▸ STATED GOAL:
Starting at the first line of the data, print each line verbatim up to and including the line bearing "import seaborn as sns", omitting pictures.

▸ Dataset entries:
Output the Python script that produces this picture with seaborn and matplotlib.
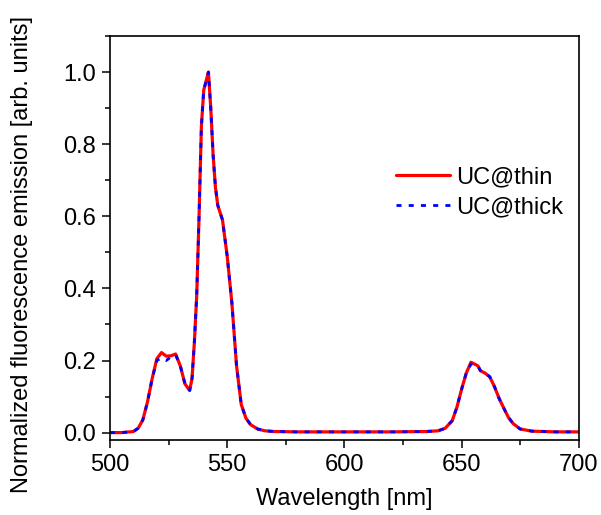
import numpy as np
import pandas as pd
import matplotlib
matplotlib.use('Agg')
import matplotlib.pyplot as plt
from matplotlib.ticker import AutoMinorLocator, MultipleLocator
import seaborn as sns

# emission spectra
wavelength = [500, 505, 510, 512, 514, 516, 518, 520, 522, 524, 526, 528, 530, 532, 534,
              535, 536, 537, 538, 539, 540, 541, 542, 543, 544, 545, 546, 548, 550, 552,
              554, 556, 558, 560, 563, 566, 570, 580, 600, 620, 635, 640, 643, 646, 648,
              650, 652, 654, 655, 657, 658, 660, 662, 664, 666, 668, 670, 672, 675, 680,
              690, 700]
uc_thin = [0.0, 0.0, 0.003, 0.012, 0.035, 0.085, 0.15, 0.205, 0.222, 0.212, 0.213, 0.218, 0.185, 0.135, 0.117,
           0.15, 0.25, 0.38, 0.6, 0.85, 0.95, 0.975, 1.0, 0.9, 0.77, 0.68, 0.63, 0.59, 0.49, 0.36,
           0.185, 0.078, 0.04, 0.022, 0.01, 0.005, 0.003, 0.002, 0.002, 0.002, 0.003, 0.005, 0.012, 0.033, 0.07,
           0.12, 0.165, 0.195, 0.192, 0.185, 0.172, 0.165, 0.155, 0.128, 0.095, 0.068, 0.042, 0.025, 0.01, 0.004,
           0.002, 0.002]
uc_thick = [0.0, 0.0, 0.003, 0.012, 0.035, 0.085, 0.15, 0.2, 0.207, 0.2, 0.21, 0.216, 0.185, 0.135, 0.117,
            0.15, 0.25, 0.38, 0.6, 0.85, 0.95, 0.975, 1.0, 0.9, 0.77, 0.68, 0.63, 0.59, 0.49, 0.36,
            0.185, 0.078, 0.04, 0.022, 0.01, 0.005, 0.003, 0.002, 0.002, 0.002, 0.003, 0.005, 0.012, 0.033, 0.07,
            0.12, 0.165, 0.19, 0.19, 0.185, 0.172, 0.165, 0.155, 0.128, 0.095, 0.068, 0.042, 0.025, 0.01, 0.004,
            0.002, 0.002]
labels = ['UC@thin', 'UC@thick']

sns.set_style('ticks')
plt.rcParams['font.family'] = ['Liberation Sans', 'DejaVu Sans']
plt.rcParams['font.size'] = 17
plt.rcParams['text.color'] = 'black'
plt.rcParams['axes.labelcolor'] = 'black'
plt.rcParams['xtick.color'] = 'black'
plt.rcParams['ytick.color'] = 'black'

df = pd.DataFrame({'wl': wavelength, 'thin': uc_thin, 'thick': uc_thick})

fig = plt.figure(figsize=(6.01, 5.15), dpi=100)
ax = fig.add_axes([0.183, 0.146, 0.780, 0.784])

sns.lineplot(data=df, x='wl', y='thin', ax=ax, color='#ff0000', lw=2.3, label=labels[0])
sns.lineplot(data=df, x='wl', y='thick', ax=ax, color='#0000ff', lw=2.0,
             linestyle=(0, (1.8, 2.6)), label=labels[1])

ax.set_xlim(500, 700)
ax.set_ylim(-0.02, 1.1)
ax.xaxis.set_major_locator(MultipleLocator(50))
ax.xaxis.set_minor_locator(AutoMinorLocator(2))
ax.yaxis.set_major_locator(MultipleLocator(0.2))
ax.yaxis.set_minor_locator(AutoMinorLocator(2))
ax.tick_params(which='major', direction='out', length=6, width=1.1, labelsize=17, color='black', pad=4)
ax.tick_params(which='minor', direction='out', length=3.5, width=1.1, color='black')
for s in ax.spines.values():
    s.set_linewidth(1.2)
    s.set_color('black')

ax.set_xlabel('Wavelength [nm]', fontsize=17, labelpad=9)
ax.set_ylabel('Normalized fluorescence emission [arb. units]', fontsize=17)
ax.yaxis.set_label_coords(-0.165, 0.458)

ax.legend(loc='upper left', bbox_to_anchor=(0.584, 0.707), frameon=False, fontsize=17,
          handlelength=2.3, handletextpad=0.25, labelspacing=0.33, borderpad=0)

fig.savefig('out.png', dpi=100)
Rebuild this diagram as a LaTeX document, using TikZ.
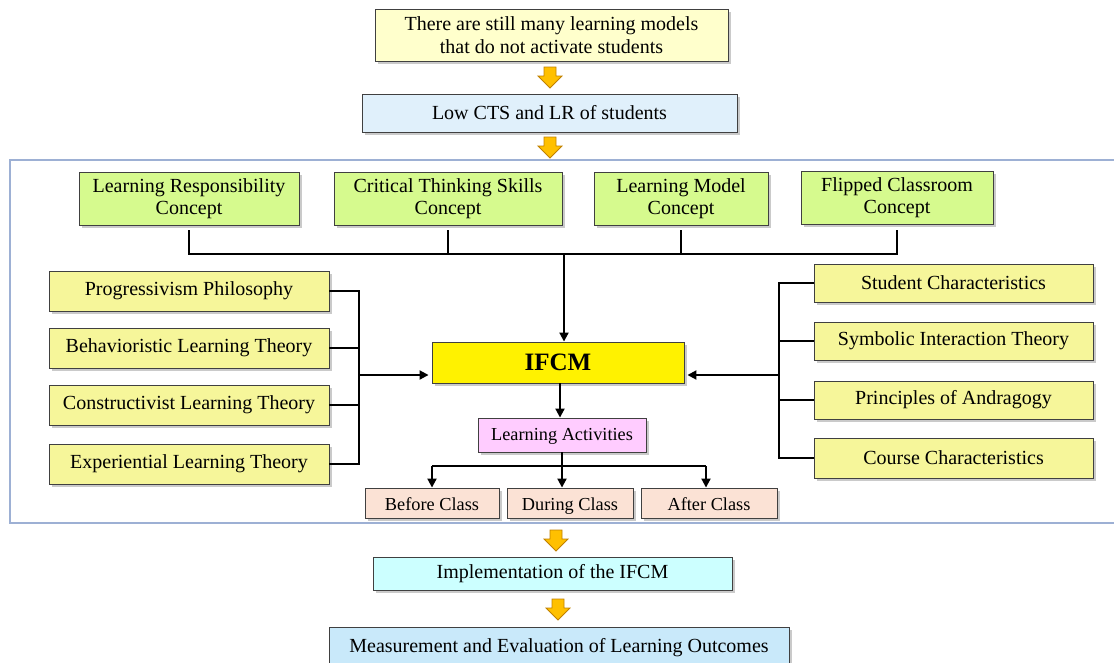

▸ RESPONSE:
Output the Python script that produces this picture with seaborn and matplotlib.
import numpy as np
import pandas as pd
import matplotlib
matplotlib.use('Agg')
import matplotlib.pyplot as plt
from matplotlib.ticker import AutoMinorLocator, MultipleLocator
import seaborn as sns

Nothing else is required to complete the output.